Anyone who thinks that meatless bean dishes don’t offer the heartiness of a meat-based meal should give the category another chance. As for those who think that meatless bean dishes tend to lack complexity and savory depth, I’m with you—and I have a recipe that will change your mind.
It’s a bean-based gratin, and it’s not loaded up with esoteric ingredients; in fact, you might have most of what you need on hand. Start to finish, you should be able to get this gratin on the table in just under 2 hours and have plenty of downtime to make a salad or green vegetable while it cooks.
I built the dish around creamy, nutty canned great Northern white beans. Canned beans are a real timesaver, and we’ve found that their quality can be more consistent than that of dried beans (see “Canned Beans: A Stellar Shortcut”).

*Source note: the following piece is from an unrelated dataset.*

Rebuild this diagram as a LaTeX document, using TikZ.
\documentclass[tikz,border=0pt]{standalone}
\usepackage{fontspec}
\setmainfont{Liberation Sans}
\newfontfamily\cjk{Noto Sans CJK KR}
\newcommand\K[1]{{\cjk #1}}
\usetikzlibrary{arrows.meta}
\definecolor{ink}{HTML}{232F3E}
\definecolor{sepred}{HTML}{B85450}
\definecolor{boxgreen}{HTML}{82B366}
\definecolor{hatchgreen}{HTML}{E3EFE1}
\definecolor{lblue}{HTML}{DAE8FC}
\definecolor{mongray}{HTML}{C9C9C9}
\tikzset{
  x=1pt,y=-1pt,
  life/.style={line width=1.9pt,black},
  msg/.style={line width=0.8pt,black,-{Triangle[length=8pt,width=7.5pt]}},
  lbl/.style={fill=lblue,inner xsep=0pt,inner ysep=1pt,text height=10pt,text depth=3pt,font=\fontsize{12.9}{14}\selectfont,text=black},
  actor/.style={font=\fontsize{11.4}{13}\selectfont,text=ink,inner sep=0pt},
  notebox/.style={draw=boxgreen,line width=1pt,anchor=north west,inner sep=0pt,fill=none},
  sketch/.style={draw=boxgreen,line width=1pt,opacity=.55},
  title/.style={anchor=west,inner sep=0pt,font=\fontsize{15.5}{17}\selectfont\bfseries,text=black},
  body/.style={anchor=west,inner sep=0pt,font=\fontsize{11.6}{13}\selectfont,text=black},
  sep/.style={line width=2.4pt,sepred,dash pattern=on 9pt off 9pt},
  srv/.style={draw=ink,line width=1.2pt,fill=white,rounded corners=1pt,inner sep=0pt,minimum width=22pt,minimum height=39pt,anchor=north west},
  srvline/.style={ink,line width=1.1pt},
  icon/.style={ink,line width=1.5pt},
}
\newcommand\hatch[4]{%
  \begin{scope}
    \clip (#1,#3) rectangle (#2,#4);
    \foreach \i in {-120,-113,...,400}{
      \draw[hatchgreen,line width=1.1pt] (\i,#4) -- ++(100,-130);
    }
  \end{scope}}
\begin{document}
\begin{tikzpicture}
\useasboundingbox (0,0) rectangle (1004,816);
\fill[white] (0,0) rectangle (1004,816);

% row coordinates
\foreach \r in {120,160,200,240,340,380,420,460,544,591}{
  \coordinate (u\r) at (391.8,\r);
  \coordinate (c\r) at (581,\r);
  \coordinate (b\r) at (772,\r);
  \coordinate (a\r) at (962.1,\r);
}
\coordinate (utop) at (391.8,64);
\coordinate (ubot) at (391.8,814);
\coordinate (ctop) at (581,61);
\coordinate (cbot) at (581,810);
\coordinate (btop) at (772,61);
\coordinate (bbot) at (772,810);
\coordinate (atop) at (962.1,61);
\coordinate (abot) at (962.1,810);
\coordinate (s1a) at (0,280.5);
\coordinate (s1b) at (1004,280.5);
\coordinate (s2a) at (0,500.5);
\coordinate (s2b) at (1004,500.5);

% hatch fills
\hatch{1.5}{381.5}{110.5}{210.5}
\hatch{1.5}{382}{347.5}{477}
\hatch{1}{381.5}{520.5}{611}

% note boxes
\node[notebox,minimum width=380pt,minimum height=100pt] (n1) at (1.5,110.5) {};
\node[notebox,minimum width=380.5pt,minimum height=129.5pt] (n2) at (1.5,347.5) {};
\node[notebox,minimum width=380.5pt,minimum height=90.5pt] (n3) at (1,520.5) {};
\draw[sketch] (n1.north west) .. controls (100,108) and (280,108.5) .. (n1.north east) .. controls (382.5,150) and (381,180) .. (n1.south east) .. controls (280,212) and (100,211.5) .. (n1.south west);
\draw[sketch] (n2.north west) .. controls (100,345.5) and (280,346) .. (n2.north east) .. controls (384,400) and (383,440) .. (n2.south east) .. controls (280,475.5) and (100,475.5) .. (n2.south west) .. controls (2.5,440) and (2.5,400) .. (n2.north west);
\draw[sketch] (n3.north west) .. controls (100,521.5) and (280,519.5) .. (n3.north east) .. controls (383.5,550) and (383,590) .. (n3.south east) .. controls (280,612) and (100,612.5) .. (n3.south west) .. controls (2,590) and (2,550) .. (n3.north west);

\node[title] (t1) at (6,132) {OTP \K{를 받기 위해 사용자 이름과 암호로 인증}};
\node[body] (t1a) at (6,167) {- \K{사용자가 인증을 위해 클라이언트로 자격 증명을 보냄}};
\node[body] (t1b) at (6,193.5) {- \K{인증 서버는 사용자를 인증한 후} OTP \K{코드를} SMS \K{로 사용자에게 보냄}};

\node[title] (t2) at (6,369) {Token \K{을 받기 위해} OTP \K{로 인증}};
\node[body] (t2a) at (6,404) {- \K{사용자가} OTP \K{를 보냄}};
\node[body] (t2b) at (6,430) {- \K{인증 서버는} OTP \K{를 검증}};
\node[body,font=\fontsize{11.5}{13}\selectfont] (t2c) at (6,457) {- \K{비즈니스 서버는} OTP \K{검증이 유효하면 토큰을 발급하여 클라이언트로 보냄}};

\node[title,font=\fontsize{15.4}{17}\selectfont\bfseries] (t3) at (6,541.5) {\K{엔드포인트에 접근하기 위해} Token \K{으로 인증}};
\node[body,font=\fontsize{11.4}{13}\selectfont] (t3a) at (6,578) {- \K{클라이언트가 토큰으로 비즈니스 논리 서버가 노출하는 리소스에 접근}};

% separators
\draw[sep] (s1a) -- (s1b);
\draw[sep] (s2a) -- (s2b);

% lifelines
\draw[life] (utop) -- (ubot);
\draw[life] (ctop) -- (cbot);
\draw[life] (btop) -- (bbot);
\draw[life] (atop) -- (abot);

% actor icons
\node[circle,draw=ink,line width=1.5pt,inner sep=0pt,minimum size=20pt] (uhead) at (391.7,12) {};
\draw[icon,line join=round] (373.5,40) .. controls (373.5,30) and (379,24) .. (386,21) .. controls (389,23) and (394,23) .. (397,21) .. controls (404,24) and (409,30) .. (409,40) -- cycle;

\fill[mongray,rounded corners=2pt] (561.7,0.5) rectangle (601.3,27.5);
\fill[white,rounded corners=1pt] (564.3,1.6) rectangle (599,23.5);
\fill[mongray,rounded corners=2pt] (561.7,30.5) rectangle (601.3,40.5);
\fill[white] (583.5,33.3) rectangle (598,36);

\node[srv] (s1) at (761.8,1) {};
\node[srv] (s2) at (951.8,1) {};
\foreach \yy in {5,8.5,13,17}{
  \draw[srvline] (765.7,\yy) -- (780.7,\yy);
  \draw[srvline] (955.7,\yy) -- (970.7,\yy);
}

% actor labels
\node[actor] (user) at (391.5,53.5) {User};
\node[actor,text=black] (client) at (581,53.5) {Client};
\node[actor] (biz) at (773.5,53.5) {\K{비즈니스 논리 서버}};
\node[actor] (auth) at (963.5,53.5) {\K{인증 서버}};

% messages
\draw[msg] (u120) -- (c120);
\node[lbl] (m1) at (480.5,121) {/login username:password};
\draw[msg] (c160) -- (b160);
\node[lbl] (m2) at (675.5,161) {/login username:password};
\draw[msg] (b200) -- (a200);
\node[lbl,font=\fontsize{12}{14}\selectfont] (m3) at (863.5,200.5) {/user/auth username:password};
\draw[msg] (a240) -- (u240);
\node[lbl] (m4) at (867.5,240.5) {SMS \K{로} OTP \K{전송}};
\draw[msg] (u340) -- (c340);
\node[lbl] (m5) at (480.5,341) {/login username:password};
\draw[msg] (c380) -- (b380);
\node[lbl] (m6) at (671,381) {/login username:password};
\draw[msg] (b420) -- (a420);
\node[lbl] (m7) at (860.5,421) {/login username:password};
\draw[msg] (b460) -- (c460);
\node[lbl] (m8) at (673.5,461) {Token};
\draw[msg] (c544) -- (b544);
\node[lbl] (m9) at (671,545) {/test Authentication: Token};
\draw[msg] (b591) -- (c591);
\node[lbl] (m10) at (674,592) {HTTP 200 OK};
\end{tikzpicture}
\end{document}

The other core elements are meaty cremini mushrooms, which I browned with salt in an olive oil–slicked skillet to help quickly extract their moisture, and chunks of carrots, which add earthy sweetness and an appealing pop of color.
Next, I gently sautéed some chopped onion. When it turned translucent, I stirred in minced fresh thyme and garlic along with tomato paste, a rich source of savory glutamates. As the aromatics browned, a sweet, savory, herbal fond developed. Since acid brings flavors into focus, I deglazed the skillet with dry sherry, a fortified wine that would boost complexity.
Finally, I stirred in the carrots; the beans and their well-seasoned, starchy liquid that would add body to the gravy; and some water and simmered the stew in a 300-degree oven until the carrots were tender, which took about 40 minutes. I wasn’t surprised when the gravy tasted a bit lean and thin. In meat‑based dishes, the meat is an important source of fat. To add richness, I upped the oil I was using to sauté the aromatics to a generous ¼ cup. I also thickened the gravy with a little flour.
For textural contrast, I took a cue from cassoulet, the French bean casserole crowned with a crisp layer of bread crumbs. I tossed cubes of a country-style loaf with ¼ cup of oil (I was generous here again) and some minced parsley and scattered them over the gratin’s surface. I flipped on the broiler toward the end of cooking so the bread would toast evenly.
Crack through the crust and get a spoonful of the rib-sticking, savory beans and vegetables that lie beneath. I promise you won’t miss the meat.